Sundance transforms AMD’s core technology into production-ready edge AI hardware and develops high-performance solutions leveraging AMD FPGAs, addressing real-world needs for low latency, ruggedness, and reliability in AI deployments.

PCIe104Z

At the forefront of Sundance’s offerings is the PCIe104Z board. Adhering to the industry-standard PCIe104 form factor, this compact board is ideal for space-constrained environments often encountered in industrial settings or embedded systems. Built around the powerful AMD Zynq UltraScale+ MPSoC family, the PCIe104Z boasts exceptional processing power with its dual-core ARM processing system and robust FPGA fabric.

Critically, the PCIe104Z is specifically engineered for harsh environments, ensuring reliable operation in scenarios with extreme temperatures, vibration, or shock. This ruggedness makes it a perfect choice for applications like industrial automation, smart grid monitoring, or even in-vehicle AI deployments where environmental conditions can be challenging.

Solar Express 125

For applications where the device is not used in harsh environments, Sundance offers the Solar Express 125 (SE125) board. This half-size PCIe board utilizes the same AMD Zynq UltraScale+ MPSoC architecture as the PCIe104Z, providing a significant boost in processing power for complex AI workloads such as object detection, image recognition, or natural language processing.
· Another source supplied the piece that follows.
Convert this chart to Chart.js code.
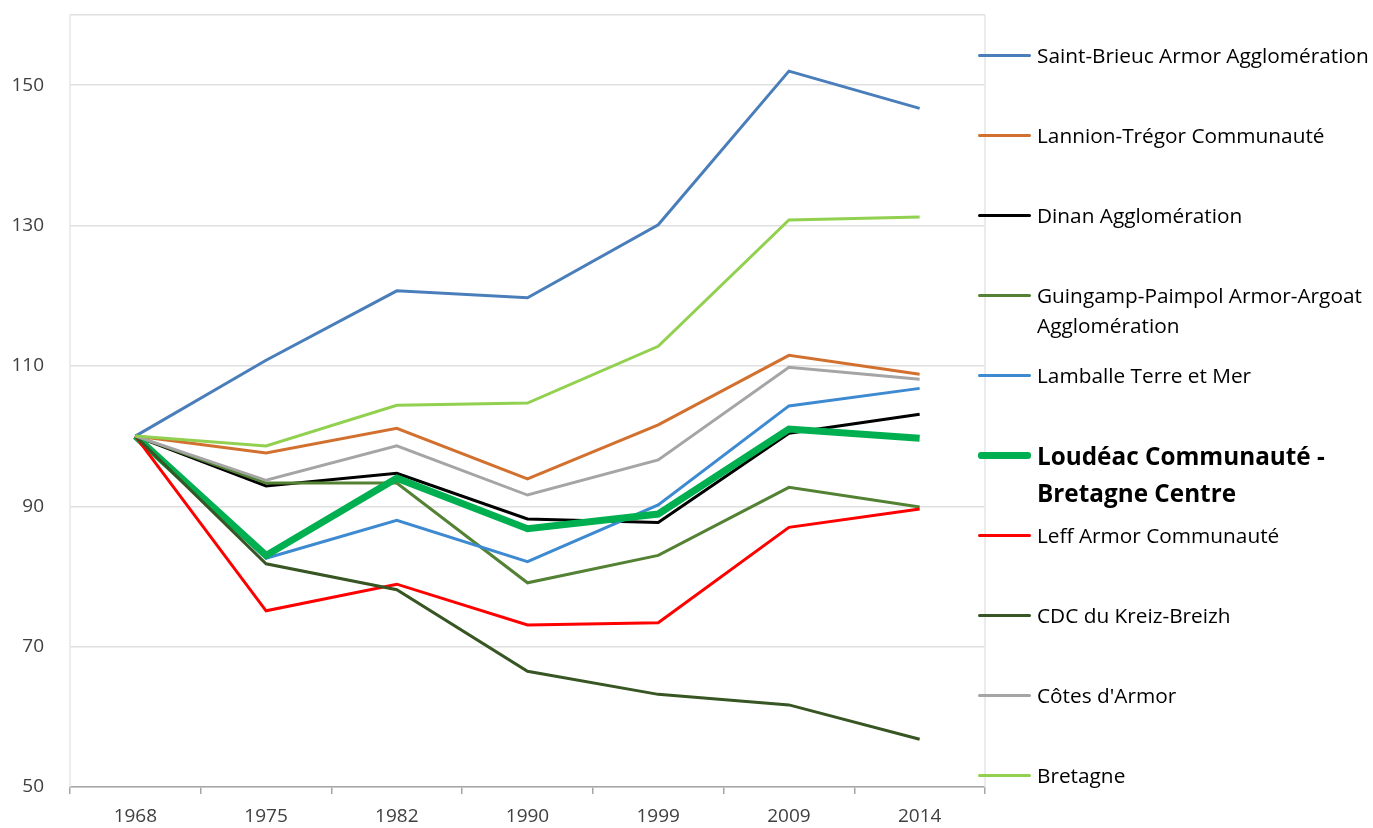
<!DOCTYPE html>
<html>
<head>
<meta charset="utf-8">
<script src="https://cdn.jsdelivr.net/npm/chart.js@4"></script>
<style>
  body { margin: 0; background: #fff; }
  #wrap { position: relative; width: 1373px; height: 828px; }
  #legend { position: absolute; left: 0; top: 0; font-family: "Open Sans", sans-serif; color: #000; }
  .item { position: absolute; left: 978px; }
  .item .ln { position: absolute; left: 0; width: 53px; border-radius: 3px; }
  .item .tx { position: absolute; left: 59px; font-size: 20.8px; line-height: 30px; }
  .item .tx.big { font-size: 24.3px; font-weight: bold; line-height: 37px; }
</style>
</head>
<body>
<div id="wrap">
  <canvas id="chart" width="1373" height="828"></canvas>
  <div id="legend"></div>
</div>
<script>
// --- data ---
const years = ["1968", "1975", "1982", "1990", "1999", "2009", "2014"];

const saintBrieuc = [100, 110.8, 120.7, 119.7, 130.1, 152.0, 146.7];
const lannion     = [100, 97.6, 101.1, 93.9, 101.6, 111.5, 108.8];
const dinan       = [100, 92.9, 94.7, 88.2, 87.7, 100.4, 103.1];
const guingamp    = [100, 93.3, 93.3, 79.1, 83.0, 92.7, 89.9];
const lamballe    = [100, 82.6, 88.0, 82.1, 90.2, 104.3, 106.8];
const loudeac     = [100, 83.0, 94.0, 86.8, 88.9, 101.0, 99.7];
const leffArmor   = [100, 75.1, 78.9, 73.1, 73.4, 87.0, 89.6];
const kreizBreizh = [100, 81.8, 78.1, 66.5, 63.2, 61.7, 56.8];
const cotesArmor  = [100, 93.7, 98.6, 91.6, 96.6, 109.8, 108.1];
const bretagne    = [100, 98.6, 104.4, 104.7, 112.8, 130.8, 131.2];

const yTicks = [50, 70, 90, 110, 130, 150];

const series = [
    { label: "Saint-Brieuc Armor Agglomération", data: saintBrieuc, color: "#4A7EBB", width: 3 },
    { label: "Lannion-Trégor Communauté", data: lannion, color: "#D2712F", width: 3 },
    { label: "Dinan Agglomération", data: dinan, color: "#000000", width: 3 },
    { label: "Guingamp-Paimpol Armor-Argoat Agglomération", data: guingamp, color: "#548235", width: 3 },
    { label: "Lamballe Terre et Mer", data: lamballe, color: "#3D8AD1", width: 3 },
    { label: "Loudéac Communauté - Bretagne Centre", data: loudeac, color: "#00B050", width: 7, big: true },
    { label: "Leff Armor Communauté", data: leffArmor, color: "#FF0000", width: 3 },
    { label: "CDC du Kreiz-Breizh", data: kreizBreizh, color: "#375623", width: 3 },
    { label: "Côtes d'Armor", data: cotesArmor, color: "#A5A5A5", width: 3 },
    { label: "Bretagne", data: bretagne, color: "#92D050", width: 3 }
];

// --- left/right frame lines of the plot area ---
const framePlugin = {
    id: "frame",
    beforeDatasetsDraw(chart) {
        const { ctx, chartArea: a } = chart;
        ctx.save();
        ctx.strokeStyle = "#E6E6E6";
        ctx.lineWidth = 1.5;
        ctx.beginPath();
        ctx.moveTo(a.left, a.top);
        ctx.lineTo(a.left, a.bottom);
        ctx.moveTo(a.right, a.top);
        ctx.lineTo(a.right, a.bottom);
        ctx.stroke();
        ctx.restore();
    }
};

const n = series.length;
new Chart(document.getElementById("chart"), {
    type: "line",
    data: {
        labels: years,
        datasets: series.map((s, i) => ({
            label: s.label,
            data: s.data,
            borderColor: s.color,
            backgroundColor: s.color,
            borderWidth: s.width,
            pointRadius: 0,
            tension: 0,
            order: n - i
        }))
    },
    options: {
        responsive: false,
        animation: false,
        layout: { padding: { top: 15, right: 388, left: 0, bottom: 0 } },
        plugins: { legend: { display: false }, tooltip: { enabled: false } },
        scales: {
            x: {
                offset: true,
                grid: {
                    offset: true,
                    drawOnChartArea: false,
                    drawTicks: true,
                    tickLength: 7,
                    color: "#A6A6A6",
                    lineWidth: 1.5
                },
                border: { color: "#A6A6A6", width: 1.5 },
                ticks: {
                    color: "#404040",
                    font: { family: "Open Sans", size: 19 },
                    padding: 11,
                    maxRotation: 0
                },
                afterFit(scale) { scale.height = 41; }
            },
            y: {
                min: 50,
                max: 160,
                afterBuildTicks(scale) {
                    scale.ticks = yTicks.concat([160]).map(v => ({ value: v }));
                },
                grid: { color: "#E0E0E0", lineWidth: 1.5, drawTicks: false },
                border: { display: false },
                ticks: {
                    color: "#404040",
                    font: { family: "Open Sans", size: 19 },
                    padding: 26,
                    callback: v => (yTicks.includes(v) ? v : "")
                },
                afterFit(scale) {
                    scale.width = 70;
                    scale.paddingTop = 0;
                    scale.paddingBottom = 0;
                }
            }
        }
    },
    plugins: [framePlugin]
});

// --- legend (HTML, right side) ---
const legend = document.getElementById("legend");
series.forEach((s, i) => {
    const y = 55 + i * 80;
    const item = document.createElement("div");
    item.className = "item";
    item.style.top = y + "px";
    const ln = document.createElement("div");
    ln.className = "ln";
    ln.style.background = s.color;
    ln.style.height = s.width + "px";
    ln.style.top = (-s.width / 2) + "px";
    const tx = document.createElement("div");
    tx.className = "tx" + (s.big ? " big" : "");
    tx.style.top = (s.big ? -18.5 : -15) + "px";
    tx.style.width = s.big ? "300px" : "335px";
    tx.textContent = s.label;
    item.appendChild(ln);
    item.appendChild(tx);
    legend.appendChild(item);
});
</script>
</body>
</html>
The processing capabilities of the SE125 cater to more demanding edge applications like video analytics for security systems or real-time traffic monitoring in smart cities. Importantly, the SE125 offers deployment flexibility – it can operate as a standalone dedicated processing unit or integrate seamlessly within a host PC for scenarios requiring additional system resources.

PXIe800Z

Another option for developers working within the PXIe ecosystem is the PXIe800Z board. This board integrates the AMD Zynq UltraScale+ MPSoC within the industry-standard PXIe form factor, offering seamless integration with existing PXI test and measurement setups commonly found in research labs or validation environments.

Additionally, the PXIe800Z features built-in support for industry-standard FMC (FPGA Mezzanine Card) modules. These modules provide further customization and expansion of functionality, allowing developers to add specific features like high-speed analog-to-digital converters or custom I/O interfaces tailored to their unique application needs.